General intelligence, resourcefulness, thoughtfulness, a breadth and depth of knowledge, and an affinity for precision are laudable qualities in anyone, particularly prized in architects.

Cleverness, however, carries a certain additional connotation. It implies an ability to quickly conceive of a solution that may get you out of a jam, but that ultimately rests on a gimmick, a shell game, or a switcharoo. We remember clever debaters from high school–always able to play semantics or work the logical fallacies to win the point.

Clever software is expensive, hard to maintain, and brittle. Don’t be clever. Be as dumb as you possibly can and still create the appropriate design. The appropriate design will never be clever. If cleverness appears absolutely required, the problem is incorrectly framed; reset the problem. Reframe it until you can be dumb again. Work in rough chalk sketches; stay general. Let go of the flavor of the day. It takes a smart architect to be dumb.

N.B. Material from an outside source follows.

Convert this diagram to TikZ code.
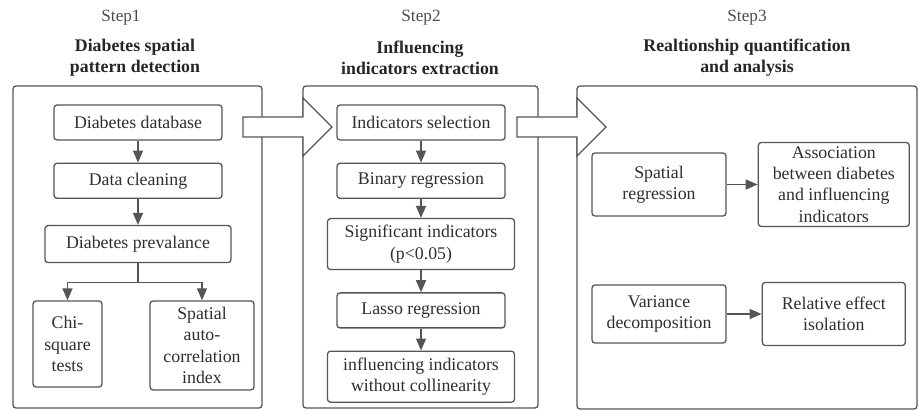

It is our cleverness that allows us to trick software into working. Don’t be the attorney who gets your software off on a technicality. We are not Rube Goldberg. We are not MacGyver, ever-ready to pull some complicated design out of our hats having been allowed only a paper clip, a firecracker, and a piece of chewing gum. Empty your head and approach the problem without your extensive knowledge of closures and generics and how to manipulate object graduation in the heap. Sometimes of course, such stuff is exactly what we need. But less often than we might think.

More developers can implement and maintain dumb solutions. In dumb solutions, each component can only do one thing. They will take less time to create, and less time to change later. They inherit optimizations from the building blocks you’re using. They emerge from the page as a living process, and you can feel their elegance and simplicity. Clever designs will stay stubbornly rooted; their details are too embroiled in the overall picture. They crumble if you touch them.